REQUEST: Quote the lines exactly, starting with the line that contains "Recreate this image as a Python" and ending with the line that contains "years = [str(y) for y in range(2005, 2022)]", and leave out all other lines.
#####
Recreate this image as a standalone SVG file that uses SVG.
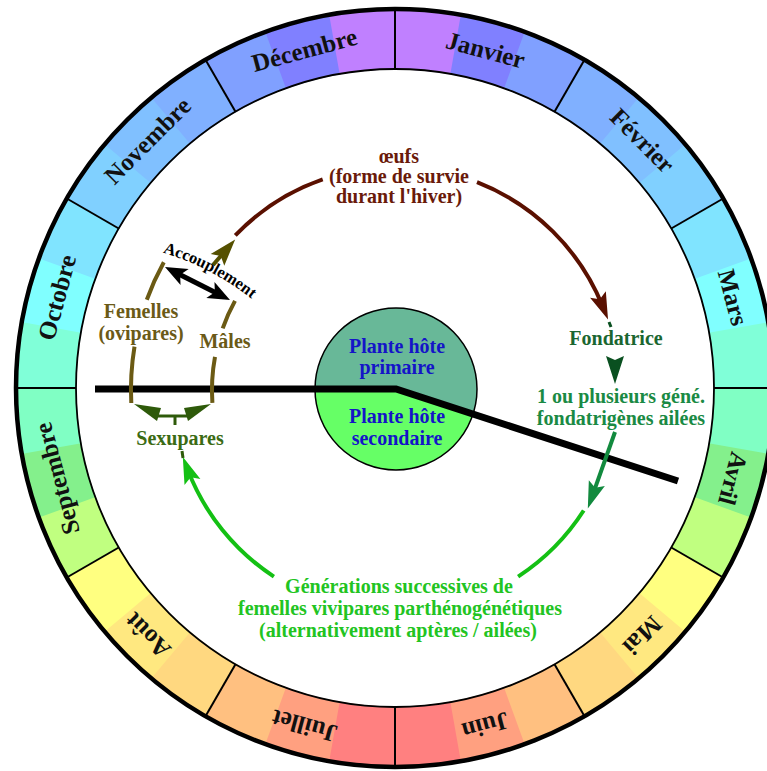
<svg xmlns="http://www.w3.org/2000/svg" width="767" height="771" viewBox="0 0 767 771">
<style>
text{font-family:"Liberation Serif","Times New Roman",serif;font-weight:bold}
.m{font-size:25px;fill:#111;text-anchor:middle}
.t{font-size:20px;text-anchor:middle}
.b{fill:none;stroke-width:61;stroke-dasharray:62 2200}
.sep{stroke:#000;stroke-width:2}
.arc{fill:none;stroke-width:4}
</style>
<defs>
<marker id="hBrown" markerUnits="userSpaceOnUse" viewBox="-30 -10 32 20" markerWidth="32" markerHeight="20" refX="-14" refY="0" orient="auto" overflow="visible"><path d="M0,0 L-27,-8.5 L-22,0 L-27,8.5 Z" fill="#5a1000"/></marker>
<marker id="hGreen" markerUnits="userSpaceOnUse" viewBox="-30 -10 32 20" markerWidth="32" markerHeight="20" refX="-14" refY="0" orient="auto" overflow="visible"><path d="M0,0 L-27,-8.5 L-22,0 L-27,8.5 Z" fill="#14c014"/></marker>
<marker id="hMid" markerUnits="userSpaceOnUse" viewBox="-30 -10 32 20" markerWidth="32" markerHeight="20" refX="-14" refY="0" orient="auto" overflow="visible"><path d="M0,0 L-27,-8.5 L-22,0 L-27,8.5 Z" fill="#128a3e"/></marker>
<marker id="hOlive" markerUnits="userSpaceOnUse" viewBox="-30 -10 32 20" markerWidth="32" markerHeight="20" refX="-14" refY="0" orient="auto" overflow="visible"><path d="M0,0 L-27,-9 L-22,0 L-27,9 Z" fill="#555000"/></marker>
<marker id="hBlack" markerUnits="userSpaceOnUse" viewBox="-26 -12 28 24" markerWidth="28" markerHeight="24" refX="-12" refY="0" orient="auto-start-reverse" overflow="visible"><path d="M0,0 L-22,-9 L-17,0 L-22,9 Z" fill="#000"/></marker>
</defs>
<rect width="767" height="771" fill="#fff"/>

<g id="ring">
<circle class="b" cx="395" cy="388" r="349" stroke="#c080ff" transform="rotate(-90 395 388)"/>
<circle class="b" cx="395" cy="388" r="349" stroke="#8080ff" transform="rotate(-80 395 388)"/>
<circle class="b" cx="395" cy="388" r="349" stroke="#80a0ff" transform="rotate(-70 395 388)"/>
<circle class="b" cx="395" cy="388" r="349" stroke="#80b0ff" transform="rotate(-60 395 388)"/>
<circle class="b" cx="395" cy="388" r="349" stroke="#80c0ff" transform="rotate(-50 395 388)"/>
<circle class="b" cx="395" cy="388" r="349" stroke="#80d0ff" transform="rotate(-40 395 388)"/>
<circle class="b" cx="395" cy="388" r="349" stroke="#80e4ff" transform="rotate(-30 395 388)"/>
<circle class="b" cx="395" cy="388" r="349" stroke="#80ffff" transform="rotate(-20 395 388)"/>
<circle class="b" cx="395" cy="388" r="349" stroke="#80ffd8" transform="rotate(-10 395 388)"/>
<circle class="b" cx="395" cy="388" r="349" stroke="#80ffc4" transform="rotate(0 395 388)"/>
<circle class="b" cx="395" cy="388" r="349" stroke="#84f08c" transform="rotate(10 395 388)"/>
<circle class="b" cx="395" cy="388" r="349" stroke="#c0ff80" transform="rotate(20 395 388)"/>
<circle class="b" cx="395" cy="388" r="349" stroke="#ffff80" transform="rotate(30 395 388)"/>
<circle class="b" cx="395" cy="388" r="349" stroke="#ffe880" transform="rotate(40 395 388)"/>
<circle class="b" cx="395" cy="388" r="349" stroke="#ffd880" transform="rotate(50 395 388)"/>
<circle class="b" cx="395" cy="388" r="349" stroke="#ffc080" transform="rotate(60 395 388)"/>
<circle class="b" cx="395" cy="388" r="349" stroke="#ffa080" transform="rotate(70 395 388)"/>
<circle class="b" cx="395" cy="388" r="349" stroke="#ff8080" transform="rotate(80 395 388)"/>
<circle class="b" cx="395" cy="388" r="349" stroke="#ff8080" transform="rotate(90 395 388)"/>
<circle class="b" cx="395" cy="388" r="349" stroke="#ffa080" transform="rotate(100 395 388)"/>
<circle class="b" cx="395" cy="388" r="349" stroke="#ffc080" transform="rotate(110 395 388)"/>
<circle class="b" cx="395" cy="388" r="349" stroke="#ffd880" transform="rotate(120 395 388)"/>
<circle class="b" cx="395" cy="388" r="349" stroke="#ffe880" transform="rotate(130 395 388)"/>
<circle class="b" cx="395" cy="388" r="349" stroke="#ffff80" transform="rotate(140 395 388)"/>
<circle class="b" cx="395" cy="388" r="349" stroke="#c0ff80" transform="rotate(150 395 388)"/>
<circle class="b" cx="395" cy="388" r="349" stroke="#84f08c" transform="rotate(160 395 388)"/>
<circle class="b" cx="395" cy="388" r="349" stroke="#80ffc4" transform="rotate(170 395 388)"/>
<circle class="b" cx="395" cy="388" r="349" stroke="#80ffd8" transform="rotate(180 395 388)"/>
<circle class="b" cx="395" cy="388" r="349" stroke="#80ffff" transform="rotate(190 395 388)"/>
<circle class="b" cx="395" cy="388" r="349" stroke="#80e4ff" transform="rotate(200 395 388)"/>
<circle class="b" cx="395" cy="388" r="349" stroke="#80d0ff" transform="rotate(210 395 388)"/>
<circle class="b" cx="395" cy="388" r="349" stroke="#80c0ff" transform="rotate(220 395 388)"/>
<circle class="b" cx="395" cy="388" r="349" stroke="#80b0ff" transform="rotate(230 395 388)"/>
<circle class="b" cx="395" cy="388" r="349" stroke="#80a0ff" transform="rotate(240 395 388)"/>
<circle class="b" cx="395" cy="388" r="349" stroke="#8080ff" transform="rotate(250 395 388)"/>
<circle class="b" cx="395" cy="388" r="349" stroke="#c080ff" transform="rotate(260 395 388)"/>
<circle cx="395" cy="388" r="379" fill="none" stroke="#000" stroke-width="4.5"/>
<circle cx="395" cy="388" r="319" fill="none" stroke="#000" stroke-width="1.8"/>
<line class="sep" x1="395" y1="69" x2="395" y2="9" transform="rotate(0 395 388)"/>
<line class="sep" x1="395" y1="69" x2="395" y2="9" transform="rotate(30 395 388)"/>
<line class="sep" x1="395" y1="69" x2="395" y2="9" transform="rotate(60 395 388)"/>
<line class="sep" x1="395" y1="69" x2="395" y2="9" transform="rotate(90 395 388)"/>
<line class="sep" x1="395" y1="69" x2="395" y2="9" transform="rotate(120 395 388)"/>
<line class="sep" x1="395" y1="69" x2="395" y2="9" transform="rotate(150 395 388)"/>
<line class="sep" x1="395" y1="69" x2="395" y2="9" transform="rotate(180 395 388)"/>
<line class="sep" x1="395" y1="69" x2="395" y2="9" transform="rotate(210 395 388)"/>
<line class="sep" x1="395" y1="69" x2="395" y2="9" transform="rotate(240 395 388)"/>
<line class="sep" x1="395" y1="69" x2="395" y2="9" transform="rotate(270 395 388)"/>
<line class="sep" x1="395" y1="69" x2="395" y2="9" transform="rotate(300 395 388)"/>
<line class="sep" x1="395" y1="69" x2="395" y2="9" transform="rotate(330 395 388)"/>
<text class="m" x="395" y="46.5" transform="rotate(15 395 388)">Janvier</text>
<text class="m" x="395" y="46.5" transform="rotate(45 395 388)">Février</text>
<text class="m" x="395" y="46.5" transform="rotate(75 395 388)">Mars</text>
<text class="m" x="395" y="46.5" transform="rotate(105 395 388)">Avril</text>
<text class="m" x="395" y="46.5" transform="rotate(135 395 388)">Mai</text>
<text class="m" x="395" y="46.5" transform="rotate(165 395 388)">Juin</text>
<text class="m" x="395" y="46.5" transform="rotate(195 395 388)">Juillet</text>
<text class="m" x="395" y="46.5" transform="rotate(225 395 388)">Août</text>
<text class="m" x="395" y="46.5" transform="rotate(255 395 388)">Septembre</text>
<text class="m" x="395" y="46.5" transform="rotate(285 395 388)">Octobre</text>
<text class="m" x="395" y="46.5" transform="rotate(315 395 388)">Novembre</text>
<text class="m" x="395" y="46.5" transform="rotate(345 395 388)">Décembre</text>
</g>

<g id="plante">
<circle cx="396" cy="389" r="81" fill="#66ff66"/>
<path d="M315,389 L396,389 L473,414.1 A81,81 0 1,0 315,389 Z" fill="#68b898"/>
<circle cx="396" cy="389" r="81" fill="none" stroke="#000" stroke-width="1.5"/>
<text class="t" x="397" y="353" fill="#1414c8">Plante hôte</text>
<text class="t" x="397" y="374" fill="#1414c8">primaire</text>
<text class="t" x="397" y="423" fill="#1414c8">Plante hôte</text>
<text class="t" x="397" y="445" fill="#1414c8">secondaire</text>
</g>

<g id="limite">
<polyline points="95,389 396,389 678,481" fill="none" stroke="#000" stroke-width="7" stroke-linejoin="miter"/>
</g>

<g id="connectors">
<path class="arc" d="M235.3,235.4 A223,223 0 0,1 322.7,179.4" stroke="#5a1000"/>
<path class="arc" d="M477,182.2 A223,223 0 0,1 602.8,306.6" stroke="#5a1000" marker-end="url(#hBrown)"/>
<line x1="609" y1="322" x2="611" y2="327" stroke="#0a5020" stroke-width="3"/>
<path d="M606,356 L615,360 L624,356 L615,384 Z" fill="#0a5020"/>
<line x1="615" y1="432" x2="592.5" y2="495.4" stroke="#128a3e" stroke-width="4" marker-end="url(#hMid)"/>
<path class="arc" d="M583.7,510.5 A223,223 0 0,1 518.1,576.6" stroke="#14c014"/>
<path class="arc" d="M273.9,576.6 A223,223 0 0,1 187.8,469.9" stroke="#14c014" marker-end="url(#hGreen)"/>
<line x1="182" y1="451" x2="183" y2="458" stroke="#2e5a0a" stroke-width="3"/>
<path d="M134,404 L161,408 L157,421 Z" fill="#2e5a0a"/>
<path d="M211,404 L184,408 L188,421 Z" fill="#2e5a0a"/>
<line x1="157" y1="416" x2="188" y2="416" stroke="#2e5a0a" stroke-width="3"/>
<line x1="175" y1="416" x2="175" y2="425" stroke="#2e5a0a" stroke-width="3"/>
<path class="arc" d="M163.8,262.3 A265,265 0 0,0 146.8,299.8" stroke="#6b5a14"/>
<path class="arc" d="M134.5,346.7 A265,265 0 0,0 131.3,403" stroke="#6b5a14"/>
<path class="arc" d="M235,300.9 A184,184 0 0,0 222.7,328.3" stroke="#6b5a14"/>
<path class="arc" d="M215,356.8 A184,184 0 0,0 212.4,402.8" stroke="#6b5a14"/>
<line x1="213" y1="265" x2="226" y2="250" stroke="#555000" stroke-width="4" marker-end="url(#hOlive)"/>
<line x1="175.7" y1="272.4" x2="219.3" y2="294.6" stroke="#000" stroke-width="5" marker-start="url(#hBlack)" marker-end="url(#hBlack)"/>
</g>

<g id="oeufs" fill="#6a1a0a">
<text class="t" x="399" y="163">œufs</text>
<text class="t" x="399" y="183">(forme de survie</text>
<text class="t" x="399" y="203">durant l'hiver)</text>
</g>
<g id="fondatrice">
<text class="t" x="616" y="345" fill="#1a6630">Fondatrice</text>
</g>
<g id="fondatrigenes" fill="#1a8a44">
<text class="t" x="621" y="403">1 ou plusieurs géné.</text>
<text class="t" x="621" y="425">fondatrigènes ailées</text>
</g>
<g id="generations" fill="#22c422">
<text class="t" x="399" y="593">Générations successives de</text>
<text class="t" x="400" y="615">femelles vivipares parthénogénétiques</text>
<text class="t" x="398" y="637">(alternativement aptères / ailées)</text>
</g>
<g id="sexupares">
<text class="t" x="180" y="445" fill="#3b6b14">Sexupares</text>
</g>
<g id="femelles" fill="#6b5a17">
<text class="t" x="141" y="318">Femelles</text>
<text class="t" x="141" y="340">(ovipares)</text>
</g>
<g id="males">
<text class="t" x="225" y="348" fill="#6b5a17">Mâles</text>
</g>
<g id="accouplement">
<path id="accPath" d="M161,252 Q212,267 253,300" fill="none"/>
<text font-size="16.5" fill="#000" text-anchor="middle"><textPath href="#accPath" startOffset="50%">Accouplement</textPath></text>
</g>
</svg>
#####
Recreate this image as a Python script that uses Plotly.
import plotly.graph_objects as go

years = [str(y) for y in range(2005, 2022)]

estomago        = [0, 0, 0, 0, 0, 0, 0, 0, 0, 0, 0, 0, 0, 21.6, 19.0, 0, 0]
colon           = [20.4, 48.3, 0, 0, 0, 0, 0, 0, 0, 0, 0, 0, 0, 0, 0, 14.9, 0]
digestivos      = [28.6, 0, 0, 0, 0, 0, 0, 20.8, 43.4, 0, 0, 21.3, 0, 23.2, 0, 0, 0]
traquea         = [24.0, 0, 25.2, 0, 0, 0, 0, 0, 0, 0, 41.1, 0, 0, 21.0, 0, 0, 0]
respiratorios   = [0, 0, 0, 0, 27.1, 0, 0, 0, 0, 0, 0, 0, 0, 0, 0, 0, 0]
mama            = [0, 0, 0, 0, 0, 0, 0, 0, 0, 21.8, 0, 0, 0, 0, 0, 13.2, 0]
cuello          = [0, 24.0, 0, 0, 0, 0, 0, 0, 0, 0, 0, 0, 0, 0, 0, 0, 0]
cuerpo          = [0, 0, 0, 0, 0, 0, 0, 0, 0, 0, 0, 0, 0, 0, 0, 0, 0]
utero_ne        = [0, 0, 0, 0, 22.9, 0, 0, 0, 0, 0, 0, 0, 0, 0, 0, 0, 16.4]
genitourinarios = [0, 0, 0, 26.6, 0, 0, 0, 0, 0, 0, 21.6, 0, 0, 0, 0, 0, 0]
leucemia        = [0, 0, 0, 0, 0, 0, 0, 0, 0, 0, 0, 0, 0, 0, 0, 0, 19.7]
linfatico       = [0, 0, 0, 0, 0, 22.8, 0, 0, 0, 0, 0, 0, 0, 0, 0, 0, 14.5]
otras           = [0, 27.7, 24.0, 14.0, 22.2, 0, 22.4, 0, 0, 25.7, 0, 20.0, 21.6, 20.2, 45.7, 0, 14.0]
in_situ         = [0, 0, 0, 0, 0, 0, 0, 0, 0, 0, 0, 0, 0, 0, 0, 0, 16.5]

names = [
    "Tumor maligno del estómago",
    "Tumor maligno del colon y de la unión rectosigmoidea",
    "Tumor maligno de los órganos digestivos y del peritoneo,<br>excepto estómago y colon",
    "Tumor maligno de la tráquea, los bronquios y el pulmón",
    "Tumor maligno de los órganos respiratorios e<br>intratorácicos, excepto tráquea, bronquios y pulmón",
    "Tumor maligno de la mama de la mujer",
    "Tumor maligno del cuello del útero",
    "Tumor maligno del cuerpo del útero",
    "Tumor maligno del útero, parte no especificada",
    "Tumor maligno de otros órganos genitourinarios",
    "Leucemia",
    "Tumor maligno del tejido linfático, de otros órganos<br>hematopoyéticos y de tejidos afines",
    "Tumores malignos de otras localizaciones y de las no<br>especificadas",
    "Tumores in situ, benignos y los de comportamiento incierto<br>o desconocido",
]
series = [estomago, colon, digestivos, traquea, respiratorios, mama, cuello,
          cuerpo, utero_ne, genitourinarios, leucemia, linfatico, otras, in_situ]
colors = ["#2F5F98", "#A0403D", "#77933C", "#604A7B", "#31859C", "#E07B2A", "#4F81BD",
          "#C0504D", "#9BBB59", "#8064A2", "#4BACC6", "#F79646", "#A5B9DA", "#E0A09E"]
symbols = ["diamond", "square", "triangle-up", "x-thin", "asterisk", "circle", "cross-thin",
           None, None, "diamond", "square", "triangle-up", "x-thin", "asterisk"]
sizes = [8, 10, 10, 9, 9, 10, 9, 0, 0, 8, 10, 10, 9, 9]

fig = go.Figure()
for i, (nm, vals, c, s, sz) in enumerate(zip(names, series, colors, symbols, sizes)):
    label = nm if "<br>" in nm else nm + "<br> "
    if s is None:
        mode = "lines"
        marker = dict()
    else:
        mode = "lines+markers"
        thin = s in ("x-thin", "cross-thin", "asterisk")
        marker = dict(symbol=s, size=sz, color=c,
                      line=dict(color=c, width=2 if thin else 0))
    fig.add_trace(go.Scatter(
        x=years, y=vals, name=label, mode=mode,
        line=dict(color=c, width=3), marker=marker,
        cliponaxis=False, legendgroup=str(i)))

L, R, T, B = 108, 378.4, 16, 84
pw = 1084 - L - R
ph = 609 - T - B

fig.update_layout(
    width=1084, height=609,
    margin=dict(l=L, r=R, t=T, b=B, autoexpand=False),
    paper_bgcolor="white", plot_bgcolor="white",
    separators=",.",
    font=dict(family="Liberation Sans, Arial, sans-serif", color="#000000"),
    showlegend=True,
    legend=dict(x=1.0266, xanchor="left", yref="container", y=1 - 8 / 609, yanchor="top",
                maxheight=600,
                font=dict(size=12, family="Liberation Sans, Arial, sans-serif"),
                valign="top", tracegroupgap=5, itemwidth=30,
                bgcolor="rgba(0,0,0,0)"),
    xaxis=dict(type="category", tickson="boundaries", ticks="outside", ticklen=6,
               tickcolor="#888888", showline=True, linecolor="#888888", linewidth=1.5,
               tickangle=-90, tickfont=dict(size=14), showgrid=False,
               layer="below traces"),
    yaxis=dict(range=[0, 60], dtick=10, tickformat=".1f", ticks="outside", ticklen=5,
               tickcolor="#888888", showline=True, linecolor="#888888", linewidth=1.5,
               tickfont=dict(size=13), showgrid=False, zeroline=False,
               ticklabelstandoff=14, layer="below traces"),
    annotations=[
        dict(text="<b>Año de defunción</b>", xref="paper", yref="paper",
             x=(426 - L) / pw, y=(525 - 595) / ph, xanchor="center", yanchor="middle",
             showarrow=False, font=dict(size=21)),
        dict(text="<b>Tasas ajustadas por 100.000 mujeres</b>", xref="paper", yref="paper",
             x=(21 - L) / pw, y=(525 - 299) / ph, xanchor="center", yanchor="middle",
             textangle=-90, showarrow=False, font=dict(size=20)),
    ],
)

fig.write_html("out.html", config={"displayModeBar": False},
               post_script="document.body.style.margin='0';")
#####
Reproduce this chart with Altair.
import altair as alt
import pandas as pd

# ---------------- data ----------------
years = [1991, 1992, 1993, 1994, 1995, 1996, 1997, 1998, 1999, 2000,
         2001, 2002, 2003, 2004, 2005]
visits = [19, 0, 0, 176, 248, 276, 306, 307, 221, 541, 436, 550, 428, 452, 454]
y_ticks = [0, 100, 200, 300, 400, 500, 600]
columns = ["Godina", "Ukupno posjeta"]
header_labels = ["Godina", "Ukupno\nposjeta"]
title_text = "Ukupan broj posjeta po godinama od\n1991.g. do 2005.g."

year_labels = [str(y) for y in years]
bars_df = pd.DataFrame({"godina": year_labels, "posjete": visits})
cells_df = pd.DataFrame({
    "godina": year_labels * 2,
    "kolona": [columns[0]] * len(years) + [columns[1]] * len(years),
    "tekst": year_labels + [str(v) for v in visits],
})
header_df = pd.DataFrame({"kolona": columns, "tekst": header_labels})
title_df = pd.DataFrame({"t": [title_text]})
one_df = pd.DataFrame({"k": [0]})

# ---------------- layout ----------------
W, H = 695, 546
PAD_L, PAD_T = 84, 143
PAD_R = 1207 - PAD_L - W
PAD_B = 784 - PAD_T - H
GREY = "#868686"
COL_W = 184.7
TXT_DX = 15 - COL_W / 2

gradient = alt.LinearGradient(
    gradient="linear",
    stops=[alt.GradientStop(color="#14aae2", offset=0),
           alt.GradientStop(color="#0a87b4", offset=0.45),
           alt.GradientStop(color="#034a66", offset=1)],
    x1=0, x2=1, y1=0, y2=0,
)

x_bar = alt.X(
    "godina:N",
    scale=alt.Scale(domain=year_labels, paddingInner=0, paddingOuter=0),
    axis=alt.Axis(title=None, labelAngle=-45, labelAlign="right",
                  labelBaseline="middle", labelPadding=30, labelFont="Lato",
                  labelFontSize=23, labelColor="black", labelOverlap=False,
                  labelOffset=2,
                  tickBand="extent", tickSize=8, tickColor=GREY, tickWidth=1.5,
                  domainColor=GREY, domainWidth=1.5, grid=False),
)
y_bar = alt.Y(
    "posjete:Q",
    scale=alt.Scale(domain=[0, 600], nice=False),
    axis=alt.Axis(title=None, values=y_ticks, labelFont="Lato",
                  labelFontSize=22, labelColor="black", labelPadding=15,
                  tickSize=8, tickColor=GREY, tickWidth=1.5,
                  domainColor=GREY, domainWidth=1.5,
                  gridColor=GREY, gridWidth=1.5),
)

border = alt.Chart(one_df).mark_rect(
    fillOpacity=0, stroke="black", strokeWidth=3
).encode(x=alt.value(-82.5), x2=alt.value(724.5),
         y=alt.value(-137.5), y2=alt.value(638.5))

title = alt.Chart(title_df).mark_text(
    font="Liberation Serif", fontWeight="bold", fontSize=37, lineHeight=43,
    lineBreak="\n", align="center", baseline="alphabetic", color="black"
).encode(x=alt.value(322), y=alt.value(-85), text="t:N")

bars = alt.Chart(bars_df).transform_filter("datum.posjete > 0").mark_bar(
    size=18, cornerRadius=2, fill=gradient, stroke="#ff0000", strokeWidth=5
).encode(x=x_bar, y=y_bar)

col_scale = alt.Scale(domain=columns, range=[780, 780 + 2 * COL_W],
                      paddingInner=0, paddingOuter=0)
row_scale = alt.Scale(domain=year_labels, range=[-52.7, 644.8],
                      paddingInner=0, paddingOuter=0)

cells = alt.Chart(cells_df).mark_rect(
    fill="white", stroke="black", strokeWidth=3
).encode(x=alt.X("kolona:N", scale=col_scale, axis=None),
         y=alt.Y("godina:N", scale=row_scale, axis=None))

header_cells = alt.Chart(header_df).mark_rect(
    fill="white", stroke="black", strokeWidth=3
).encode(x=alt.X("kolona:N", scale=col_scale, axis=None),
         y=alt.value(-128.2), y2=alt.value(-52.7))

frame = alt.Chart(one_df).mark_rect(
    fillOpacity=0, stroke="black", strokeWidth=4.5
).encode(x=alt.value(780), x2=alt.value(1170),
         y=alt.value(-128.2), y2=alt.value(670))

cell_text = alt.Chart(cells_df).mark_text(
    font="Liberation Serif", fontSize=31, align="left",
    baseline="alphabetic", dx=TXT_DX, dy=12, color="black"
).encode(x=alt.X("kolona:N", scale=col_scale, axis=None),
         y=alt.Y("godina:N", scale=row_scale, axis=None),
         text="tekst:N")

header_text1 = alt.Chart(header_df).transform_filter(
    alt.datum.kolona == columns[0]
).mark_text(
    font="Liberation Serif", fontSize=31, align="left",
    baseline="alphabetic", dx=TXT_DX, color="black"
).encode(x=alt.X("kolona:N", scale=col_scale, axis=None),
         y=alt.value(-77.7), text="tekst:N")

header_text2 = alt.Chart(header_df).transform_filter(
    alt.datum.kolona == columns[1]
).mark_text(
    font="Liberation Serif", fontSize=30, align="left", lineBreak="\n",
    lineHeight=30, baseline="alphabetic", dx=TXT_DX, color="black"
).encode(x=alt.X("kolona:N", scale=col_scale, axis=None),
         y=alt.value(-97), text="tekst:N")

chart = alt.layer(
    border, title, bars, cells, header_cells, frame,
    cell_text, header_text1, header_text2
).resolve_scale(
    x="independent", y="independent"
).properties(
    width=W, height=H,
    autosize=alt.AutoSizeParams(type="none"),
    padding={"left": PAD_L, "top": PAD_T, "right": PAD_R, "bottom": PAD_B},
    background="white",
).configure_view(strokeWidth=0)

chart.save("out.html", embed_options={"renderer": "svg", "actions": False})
#####
OUTPUT OF THE TASK:
Recreate this image as a Python script that uses Plotly.
import plotly.graph_objects as go

years = [str(y) for y in range(2005, 2022)]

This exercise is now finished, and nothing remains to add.